The tax, though nominally upon the shares of the capital stock of the company, is in effect a tax upon that organization on account of property owned and used by it in the State of Massachusetts; and the proportion of the length of its lines in that State to their entire length throughout the whole country is made the basis for ascertaining the value of that property. Such a tax is not forbidden by the acceptance on the part of the telegraph company of the rights conferred by § 5263 of the Revised Statutes, or by the commerce clause of the Constitution. 125 U.S. 552.

The statute of Massachusetts is intended to govern the taxation of all corporations doing business within its territory, whether organized under its own laws or under those of some other State; and the rule adopted to ascertain the amount of the value of the capital engaged in that business within its boundaries, on which the tax should be assessed, is not an unfair or unjust one; and the details of the method by which this was determined have not exceeded the fair range of legislative discretion. 125 U.S. 553.

That decision was cited by the court in Ratterman v. Western Union Telegraph Co., 127 U.S. 411, 426, 427, and in Leloup v. Mobile, 127 U.S. 640, 649.

The other questions argued relate to the amounts for which decrees were entered. In each case, the defendant admitted its liability to pay a tax on the actual value, as stated in its *46 answer, of its real and personal property within the State; and tendered, and paid into court, the sum so admitted to be due, with interest thereon at the rate of twelve per cent, and costs. The sum so paid in was greater than like interest then accrued on the whole amount of the tax assessed and sued for. The court added, to the whole amount of the tax sued for, interest thereon at the rate of twelve per cent to the date of the payment into court; deducted from the sum so ascertained the sum paid in; and entered a decree for the balance, with interest thereon at the rate of twelve per cent from the date of such payment to the date of the decree, and, thereafter until payment, interest on the amount of the decree at the rate of six per cent, that being the usual rate of interest in Massachusetts.

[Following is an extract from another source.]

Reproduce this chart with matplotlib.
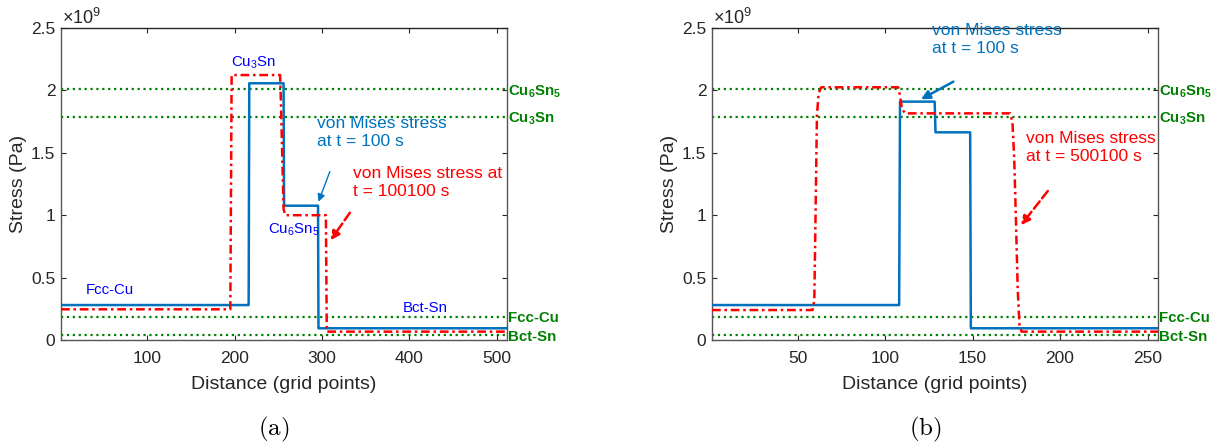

It is contended, in behalf of the State, that the tender and payment into court could have no effect in a suit of this kind to recover a tax, with interest thereon at the rate of twelve per cent in the nature of a penalty; and that such interest must be computed at that rate, not merely to the time of the decree below, but to the time of payment, or at least to the time of the final decree in this court. On the other hand, it is contended that the sum paid into court should have been applied, according to the evident intention of the defendant in paying it, to both principal and interest of the sum admitted to be due; instead of applying it to interest on the whole claim sued for, and thereby increasing the sum on which to compute subsequent interest.

We are of opinion that in this matter the defendant is right. In equity, at least, the defendant was entitled to the benefit of the sum paid into court. That sum should have been applied to that part of the principal sum and interest which was admitted to be due. After the payment into court, as before, interest at the rate of twelve per cent was to be computed on the rest of the principal. The penal rate of twelve per cent interest ran only until the amount to be recovered was judicially ascertained. Since the date of the decree below, interest is to be computed on the lawful amount of the decree at the rate of six per cent only. *47 In each of the three cases, therefore, the entry must be

Decree reversed, and case remanded with directions to enter a decree for the amount of the tax found due by the Circuit Court, but applying the sum paid into court, and computing interest on the balance, in accordance with the opinion of this court; the costs in this court to be equally divided between the parties.

MR. JUSTICE FIELD and MR. JUSTICE HARLAN dissented.

NOTES

[1] In these cases the docket title was in all the cases "The Attorney General of the State of Massachusetts" instead of "Massachusetts."